A la suite d’un AVC, d’une paralysie cérébrale, de la maladie de Charcot, d’un cancer ou de la maladie d'Alzheimer, de nombreux patients se retrouvent dans l’incapacité de parler. Certes, des dispositifs permettent déjà d’aider ces malades à composer des mots, lettre par lettre, grâce aux mouvements des yeux ou de la tête. Mais ces systèmes sont lents : 10 mots par minute, contre 150 pour la parole.
Mais de nouvelles recherches pourraient leur donner un espoir. Ils pourront peut-être un jour utiliser un décodeur qui transformera directement les signaux de leur cerveau en paroles… Des chercheurs de l’Université de San Francisco en Californie travaillent en effet sur cette nouvelle piste, selon un article publié dans la revue Nature.

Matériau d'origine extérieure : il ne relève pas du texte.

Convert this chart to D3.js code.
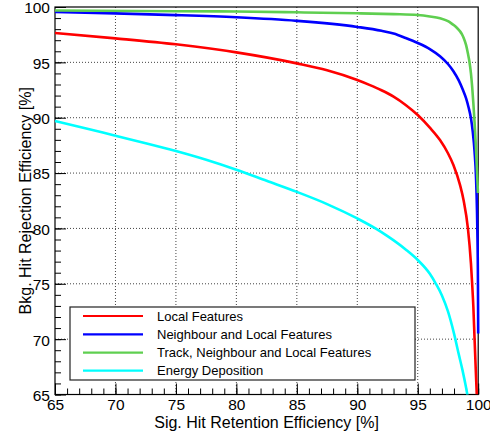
<!DOCTYPE html>
<html>
<head>
<meta charset="utf-8">
<script src="https://cdn.jsdelivr.net/npm/d3@7"></script>
<style>
  html, body { margin: 0; padding: 0; background: #fff; }
  svg { display: block; }
  text { font-family: "Liberation Sans", Arial, Helvetica, sans-serif; fill: #000; }
</style>
</head>
<body>
<svg id="chart" width="490" height="438"></svg>
<script>
// ---- data ----
const seriesNames = [
  "Local Features",
  "Neighbour and Local Features",
  "Track, Neighbour and Local Features",
  "Energy Deposition"
];
const seriesColors = ["#ff0000", "#0000ff", "#5fcf50", "#00ffff"];

// Sig. hit retention efficiency [%] (x) and Bkg. hit rejection efficiency [%] (y)
const localX = [65, 70, 75, 80, 85, 87.5, 90, 91, 92, 93, 94, 95, 96, 96.84, 97.5, 97.95, 98.5, 98.8, 99.15, 99.4, 99.5, 99.6, 99.7, 99.8, 99.88];
const localY = [97.65, 97.17, 96.63, 95.9, 94.91, 94.29, 93.41, 92.97, 92.48, 91.9, 91.15, 90.24, 89.1, 87.98, 86.79, 85.73, 83.91, 82.5, 80.0, 76.85, 75.0, 72.9, 70.0, 67.2, 65.0];

const neighX = [65, 70, 75, 80, 85, 90, 92, 93, 94, 95, 96, 96.84, 97.5, 97.95, 98.4, 98.74, 99.0, 99.2, 99.4, 99.55, 99.7, 99.82, 99.9, 99.93, 99.98, 100];
const neighY = [99.55, 99.42, 99.27, 99.07, 98.75, 98.2, 97.85, 97.6, 97.2, 96.75, 96.2, 95.55, 94.85, 94.2, 93.35, 92.5, 91.75, 90.95, 89.95, 88.74, 86.94, 84.6, 81.6, 79.8, 75.0, 70.5];

const trackX = [65, 75, 80, 85, 90, 93, 95, 96, 96.84, 97.5, 97.75, 98.0, 98.25, 98.5, 98.65, 98.8, 99.0, 99.15, 99.27, 99.4, 99.5, 99.6, 99.7, 99.78, 99.86, 99.93, 99.98];
const trackY = [99.68, 99.62, 99.6, 99.52, 99.43, 99.36, 99.28, 99.15, 98.98, 98.72, 98.55, 98.35, 98.1, 97.8, 97.55, 97.2, 96.55, 95.8, 95.1, 94.0, 92.8, 91.3, 89.6, 88.0, 86.2, 84.5, 83.2];

const energyX = [65, 67.5, 70, 72.5, 75, 77.5, 80, 82.5, 85, 87.5, 90, 91.5, 92.5, 94, 95, 96, 96.5, 97, 97.5, 98.0, 98.4, 98.7, 99.0, 99.2];
const energyY = [89.7, 89.05, 88.37, 87.7, 86.99, 86.2, 85.3, 84.3, 83.3, 82.2, 80.9, 80.0, 79.3, 78.1, 77.15, 75.9, 75.0, 73.95, 72.5, 70.5, 68.6, 67.2, 65.6, 64.4];

const xMajorTicks = [65, 70, 75, 80, 85, 90, 95, 100];
const yMajorTicks = [65, 70, 75, 80, 85, 90, 95, 100];
const xTitle = "Sig. Hit Retention Efficiency [%]";
const yTitle = "Bkg. Hit Rejection Efficiency [%]";

// ---- layout ----
const L = 55, R = 478.2, T = 7, B = 394.5;
const svg = d3.select("#chart");

const x = d3.scaleLinear().domain([65, 100]).range([L, R]);
const y = d3.scaleLinear().domain([65, 100]).range([B, T]);

const series = [
  { name: seriesNames[0], color: seriesColors[0], xs: localX, ys: localY },
  { name: seriesNames[1], color: seriesColors[1], xs: neighX, ys: neighY },
  { name: seriesNames[2], color: seriesColors[2], xs: trackX, ys: trackY },
  { name: seriesNames[3], color: seriesColors[3], xs: energyX, ys: energyY }
];

// grid
const grid = svg.append("g").attr("class", "grid");
grid.selectAll("line.gx").data(xMajorTicks.filter(d => d > 65 && d < 100)).join("line")
  .attr("x1", d => x(d)).attr("x2", d => x(d)).attr("y1", T).attr("y2", B)
  .attr("stroke", "#444").attr("stroke-width", 1).attr("stroke-dasharray", "1,2");
grid.selectAll("line.gy").data(yMajorTicks.filter(d => d > 65 && d < 100)).join("line")
  .attr("y1", d => y(d)).attr("y2", d => y(d)).attr("x1", L).attr("x2", R)
  .attr("stroke", "#444").attr("stroke-width", 1).attr("stroke-dasharray", "1,2");

// axes (ticks pointing inward)
const fmt = d3.format("d");
const xMinor = svg.append("g").attr("transform", `translate(0,${B})`)
  .call(d3.axisBottom(x).tickValues(d3.range(65, 101, 1)).tickSize(-6).tickFormat(""));
const xMajor = svg.append("g").attr("transform", `translate(0,${B})`)
  .call(d3.axisBottom(x).tickValues(xMajorTicks).tickSize(-11).tickPadding(4).tickFormat(fmt));
const yMinor = svg.append("g").attr("transform", `translate(${L},0)`)
  .call(d3.axisLeft(y).tickValues(d3.range(65, 101, 1)).tickSize(-6).tickFormat(""));
const yMajor = svg.append("g").attr("transform", `translate(${L},0)`)
  .call(d3.axisLeft(y).tickValues(yMajorTicks).tickSize(-11).tickPadding(4).tickFormat(fmt));

[xMinor, xMajor, yMinor, yMajor].forEach(g => {
  g.select(".domain").remove();
  g.selectAll(".tick line").attr("stroke", "#000").attr("stroke-width", 1);
});
xMajor.selectAll(".tick text").attr("font-size", 15.5).attr("font-family", "Liberation Sans, Arial, sans-serif").attr("dy", "0.72em").attr("y", 4);
yMajor.selectAll(".tick text").attr("font-size", 15.5).attr("font-family", "Liberation Sans, Arial, sans-serif").attr("x", -5).attr("dy", "0.38em");

// frame
svg.append("rect").attr("x", L).attr("y", T).attr("width", R - L).attr("height", B - T)
  .attr("fill", "none").attr("stroke", "#000").attr("stroke-width", 1.2);

// curves
svg.append("clipPath").attr("id", "clip").append("rect")
  .attr("x", L - 2).attr("y", T).attr("width", R - L + 4).attr("height", B - T);

const line = d3.line().x(d => x(d[0])).y(d => y(d[1])).curve(d3.curveMonotoneX);
svg.append("g").attr("clip-path", "url(#clip)")
  .selectAll("path").data(series).join("path")
  .attr("d", s => line(s.xs.map((v, i) => [v, s.ys[i]])))
  .attr("fill", "none").attr("stroke", s => s.color).attr("stroke-width", 2.6)
  .attr("stroke-linejoin", "round");

// axis titles
svg.append("text").attr("x", (L + R) / 2).attr("y", 428).attr("text-anchor", "middle")
  .attr("font-size", 16).text(xTitle);
svg.append("text").attr("transform", `translate(31,${(T + B) / 2}) rotate(-90)`)
  .attr("text-anchor", "middle").attr("font-size", 16).text(yTitle);

// legend
const lg = svg.append("g");
lg.append("rect").attr("x", 70).attr("y", 307).attr("width", 345).attr("height", 73)
  .attr("fill", "#fff").attr("stroke", "#222").attr("stroke-width", 1.2);
const rowY = [316, 334.3, 352.6, 370.7];
const items = lg.selectAll("g.item").data(series).join("g").attr("class", "item");
items.append("line").attr("x1", 83).attr("x2", 143)
  .attr("y1", (d, i) => rowY[i]).attr("y2", (d, i) => rowY[i])
  .attr("stroke", d => d.color).attr("stroke-width", 2.2);
items.append("text").attr("x", 157).attr("y", (d, i) => rowY[i]).attr("dy", "0.36em")
  .attr("font-size", 13).text(d => d.name);
</script>
</body>
</html>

Utiliser les mouvements invisibles de la bouche
Savons-nous réellement ce qui nous donne le pouvoir de parler ? Le neurochirurgien Edward Chang, auteur principal de l'étude, explique : "très peu d'entre nous ont une idée réelle de ce qui se passe dans notre bouche quand nous parlons".

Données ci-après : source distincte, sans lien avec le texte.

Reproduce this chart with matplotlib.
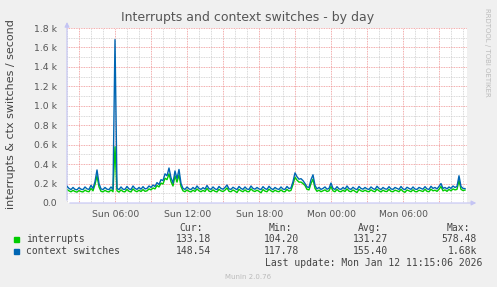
import numpy as np
import pandas as pd
import matplotlib
matplotlib.use("Agg")
import matplotlib.pyplot as plt
import matplotlib.dates as mdates
from matplotlib.ticker import MultipleLocator, FuncFormatter

# 10-minute samples, Sun Jan 11 01:58 -> Mon Jan 12 11:08
times = pd.date_range("2026-01-11 01:58", periods=200, freq="10min")

ctx = (
    [172, 150, 138, 160, 140, 136, 158, 142, 138, 165,
     145, 140, 182, 150, 220, 340, 200, 145, 138, 160,
     142, 138, 165, 140, 1680, 150, 138, 165, 142, 140,
     170, 145, 138, 175, 150, 140, 160, 142, 168, 145,
     150, 175, 160, 185, 170, 210, 190, 240, 230, 300,
     280, 360, 260, 205, 330, 250, 345, 200, 150, 140,
     165, 145, 138, 160, 142, 175, 150, 140, 158, 143,
     180, 148, 140, 165, 145, 138, 170, 150, 142, 160,
     185, 145, 140, 162, 148, 138, 170, 150, 140, 165,
     143, 140, 175, 150, 142, 160, 145, 138, 168, 148,
     140, 172, 150, 138, 160, 145, 140, 165, 143, 140,
     170, 148, 155, 220, 310, 270, 245, 250, 230, 200,
     165, 160, 240, 290, 180, 145, 160, 140, 150, 165,
     142, 150, 205, 150, 140, 168, 145, 140, 160, 143,
     175, 148, 140, 162, 145, 138, 170, 150, 142, 160,
     145, 140, 165, 148, 140, 172, 150, 138, 160, 145,
     142, 168, 145, 140, 160, 150, 140, 170, 145, 138,
     162, 150, 140, 165, 143, 140, 160, 150, 142, 168,
     145, 140, 172, 150, 160, 145, 170, 200, 150, 160,
     145, 165, 150, 175, 160, 170, 280, 170, 150, 148]
)

interrupts = (
    [140, 125, 115, 130, 118, 112, 128, 118, 114, 132,
     120, 116, 150, 125, 190, 280, 165, 120, 115, 130,
     118, 114, 135, 116, 578, 125, 112, 135, 118, 115,
     140, 120, 114, 145, 125, 116, 132, 118, 138, 120,
     125, 145, 135, 155, 145, 180, 165, 205, 195, 255,
     240, 300, 220, 175, 280, 215, 290, 170, 125, 116,
     135, 120, 114, 132, 118, 145, 125, 116, 130, 118,
     150, 122, 116, 135, 120, 114, 140, 125, 118, 132,
     155, 120, 116, 134, 122, 108, 140, 125, 116, 135,
     118, 116, 145, 125, 118, 132, 120, 105, 138, 122,
     116, 142, 125, 114, 132, 120, 116, 135, 118, 116,
     140, 122, 130, 190, 265, 235, 215, 215, 200, 180,
     140, 135, 200, 245, 150, 120, 132, 116, 125, 135,
     118, 125, 170, 125, 116, 140, 120, 116, 132, 118,
     145, 122, 116, 134, 120, 108, 140, 125, 118, 132,
     120, 116, 136, 122, 116, 142, 125, 114, 132, 120,
     118, 140, 120, 116, 132, 125, 116, 140, 120, 110,
     134, 125, 116, 136, 118, 116, 132, 125, 118, 140,
     120, 116, 142, 125, 132, 120, 140, 170, 125, 135,
     120, 140, 125, 145, 135, 140, 235, 140, 128, 133]
)
assert len(ctx) == 200 and len(interrupts) == 200

W, H = 497, 287
def fx(x): return x / W
def fy(y): return 1 - y / H

fig = plt.figure(figsize=(W / 100, H / 100), dpi=100, facecolor="#F0F0F0")
ax = fig.add_axes([fx(67), fy(203), 400 / W, 175 / H])
ax.set_facecolor("white")

ax.plot(times, interrupts, color="#00CC00", lw=1.0, zorder=3)
ax.plot(times, ctx, color="#0066B3", lw=1.0, zorder=4)

ax.set_xlim(pd.Timestamp("2026-01-11 01:58"), pd.Timestamp("2026-01-12 11:18"))
ax.set_ylim(0, 1800)

ax.yaxis.set_major_locator(MultipleLocator(200))
ax.yaxis.set_minor_locator(MultipleLocator(100))
ax.yaxis.set_major_formatter(FuncFormatter(lambda v, p: "0.0" if v == 0 else "%.1f k" % (v / 1000)))

ax.xaxis.set_major_locator(mdates.HourLocator(byhour=range(0, 24, 3)))
ax.xaxis.set_minor_locator(mdates.HourLocator())
def xlab(v, p):
    d = mdates.num2date(v)
    return d.strftime("%a %H:%M") if d.hour % 6 == 0 else ""
ax.xaxis.set_major_formatter(FuncFormatter(xlab))

ax.grid(which="minor", color="#CCCCCC", ls=(0, (1, 1)), lw=0.6, zorder=1)
ax.grid(which="major", color="#EE9090", ls=(0, (1, 1)), lw=0.6, zorder=2)

ax.tick_params(which="both", length=0, labelsize=6.7, colors="#555555")
ax.tick_params(axis="y", pad=7)
ax.tick_params(axis="x", pad=5)
for s in ax.spines.values():
    s.set_visible(False)

# axis lines with arrows
axis_col = "#C4C4F4"
ax.annotate("", xy=(0, 1.05), xytext=(0, 0), xycoords="axes fraction",
            arrowprops=dict(arrowstyle="-|>", color=axis_col, lw=0.8, mutation_scale=7))
ax.annotate("", xy=(1.03, 0), xytext=(0, 0), xycoords="axes fraction",
            arrowprops=dict(arrowstyle="-|>", color=axis_col, lw=0.8, mutation_scale=7))

fig.text(fx(248), fy(17), "Interrupts and context switches - by day",
         ha="center", va="center", fontsize=9, color="#555555")
fig.text(fx(11), fy(114), "interrupts & ctx switches / second", rotation=90,
         ha="center", va="center", fontsize=8, color="#444444")
fig.text(fx(487), fy(52), "RRDTOOL / TOBI OETIKER", rotation=270,
         ha="center", va="center", fontsize=5, color="#BBBBBB")

# legend block
mono = "DejaVu Sans Mono"
tc = "#444444"
headers = ["Cur:", "Min:", "Avg:", "Max:"]
head_x = [203, 292, 381, 470]
val_x = [211, 299, 388, 477]
rows = [
    ("interrupts", "#00CC00", ["133.18", "104.20", "131.27", "578.48"]),
    ("context switches", "#0066B3", ["148.54", "117.78", "155.40", "1.68k"]),
]
for hx, h in zip(head_x, headers):
    fig.text(fx(hx), fy(228), h, ha="right", va="center", family=mono, fontsize=7, color=tc)
for k, (name, col, vals) in enumerate(rows):
    y = 239 + 12 * k
    fig.patches.append(plt.Rectangle((fx(14), fy(y + 3)), 5 / W, 5 / H,
                                     transform=fig.transFigure, color=col))
    fig.text(fx(26), fy(y), name, ha="left", va="center", family=mono, fontsize=7, color=tc)
    for vx, v in zip(val_x, vals):
        fig.text(fx(vx), fy(y), v, ha="right", va="center", family=mono, fontsize=7, color=tc)
fig.text(fx(482), fy(263), "Last update: Mon Jan 12 11:15:06 2026", ha="right", va="center",
         family=mono, fontsize=7, color=tc)
fig.text(fx(248), fy(277), "Munin 2.0.76", ha="center", va="center", fontsize=5, color="#BBBBBB")

fig.savefig("out.png", dpi=100, facecolor=fig.get_facecolor())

Pour mener leur étude, ils ont donc implanté des électrodes dans le cerveau de cinq patients volontaires atteints d’épilepsie. Grâce à ceux-ci, ils ont pu décoder les signaux de la zone du cerveau contrôlant "les organes nécessaires pour parler : langue, lèvres, larynx et joues". Il existe des signaux précis pour chaque mouvement de la bouche. Ils ont ensuite créé un "décodeur" de ces signaux pour comprendre, par intelligence artificielle, quelles paroles ils voulaient dire. Les tests ont été effectués avec des phrases de construction simple, par exemple : "la preuve que tu cherches ne peut pas être trouvée dans les livres". Ensuite, une voix synthétique les a reproduites par ordinateur. Les patients ont pu "prononcer" plusieurs centaines de phrases via ce dispositif.
Une technologie disponible dans plusieurs années
"Quand nous avons entendu les résultats pour la première fois, nous n'en croyions pas nos oreilles. C'était incroyablement excitant de voir que beaucoup d'aspects de la parole réelle étaient présents dans les résultats du synthétiseur", a déclaré Josh Chartier, coauteur de l'étude et étudiant au doctorat de l'UCSF. Mais bien sûr, il y a encore des progrès à faire : la voix synthétique a tendance à "avaler" certains mots. "Il y a encore du travail à faire pour que ce soit plus naturel et intelligible, mais nous avons été très impressionnés", assure Josh Chartier.
Lui et son équipe espèrent ainsi pouvoir atteindre dans quelques années le flow normal de 100 à 150 mots par minute, et de manière totalement intelligible. Pour s'assurer de la réelle efficacité de cette nouvelle technologie, les prochaines études devraient inclure des patients totalement incapables de parler. Cette technologie ne verra pas le jour avant de longues années d’expérimentation, mais "il sera un jour possible qu'un décodeur paramétré sur un individu doué de la parole serve à un patient incapable de parler, qui pourra le contrôler grâce à sa propre activité cérébrale", assurent les chercheurs.